I think I've been waiting more than one lifetime to conduct this piece.
Music Director Donato Cabrera conducts Bruckner’s Symphony No. 7 at the California Symphony’s season finale—a piece he says he’s been «waiting more than one lifetime» to conduct. We talked with Maestro about Bruckner, what he finds so appealing about the 7th Symphony, and his perspective on the piece as a former horn player.
Your first instrument was the piano but your main instrument through college was French horn. What was it about the horn that appealed to you?
When I started 7th grade, I chose to sign up for band because I could read music and I thought I could put this skill to good use. As I’m sure is still the case now, my band director played a recording of all of the instruments. The French Horn, with it’s noble, powerful, and dark sound immediately appealed to me. Even with piano pieces before that, I was attracted to piano music that had these particular qualities.
How did you transition from being a member of the orchestra to standing up and conducting in front of it?
This is a long story and took many years to materialize, but it began with being inspired by my high school band director and with my love of music education. By the time I was a high school senior, I knew that I was going to become a music teacher. Little did I know then that this would morph into becoming a symphony conductor, whose primary function, in my opinion, is educational.
Thinking ahead to the season finale, I’ve heard that horn players have a complicated relationship with Brucker. How do you think your experience of playing the French horn influenced your views of Bruckner?
I began to seriously listen to classical music at about the same time I joined the middle school band (age 12). So, I was naturally attracted to composer’s who featured this instrument – Brahms, Bruckner, Mahler, Schumann, etc. I will never forget the first time that I heard the beginnings of both Bruckner’s 4th and 7th Symphonies, which prominently feature this instrument from the outset.

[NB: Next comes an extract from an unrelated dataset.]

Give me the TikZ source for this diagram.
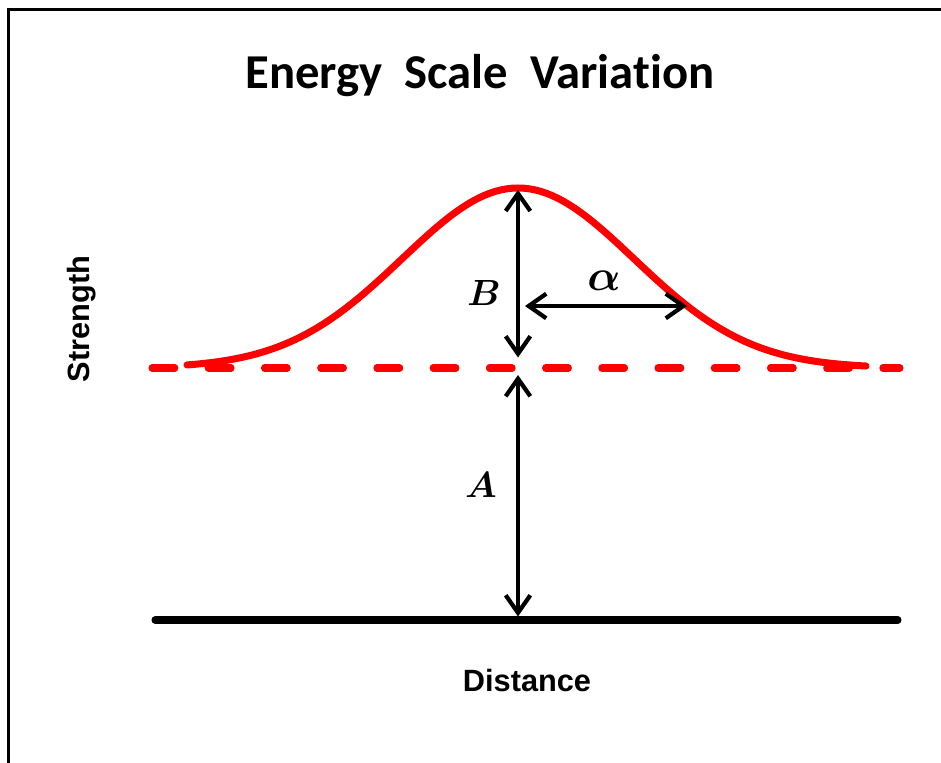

Bruckner 7 features a quartet of Wagner tubas, an instrument that’s named after a tuba but which produces a sound that’s a cross between a French horn and a trombone. Did you ever play one as a student?
I tried one once, but never had the opportunity to play one in a concert.
The instruments are so rare we had to borrow them from another symphony for this performance. Does that mean we also have to hire in Wagner tuba specialists to come and play them?
French horn players are the only ones who play the Wagner Tuba, not trumpet, trombone, or tuba players. However, most French hornists never have the chance to play them unless they play in a major symphony or opera that performs Bruckner symphonies or Wagner operas. The California Symphony is, of course, very lucky to have both a major symphony and opera house in its midst, so there are local horn players that do have quite a bit of experience on these rare instruments.
How do French horn players feel about playing the Wagner tuba? Is it a special treat because the opportunity to play them is so rare, or is it a curse? (I’ve heard intonation can be tricky…)
I think French horn players who have had enough opportunity to play these rare instruments with frequency are the most comfortable with them. So, it’s not a question of liking or disliking, it’s a question of experience.
You’ve described Bruckner’s 7th Symphony as one of your favorite pieces. To anyone unfamiliar with the piece, how would you explain what’s special about it?
For me, it is quite different from all of his other symphonies. It is, particularly the first and second movements, the most lyrical and melodic and, in my opinion, the most accessible of the Bruckner symphonies, precisely because of this lyricism. However, the qualities that make all of the Bruckner symphonies so special: nobility, mystery, mysticism, high drama, are in ample abundance in this 7th Symphony.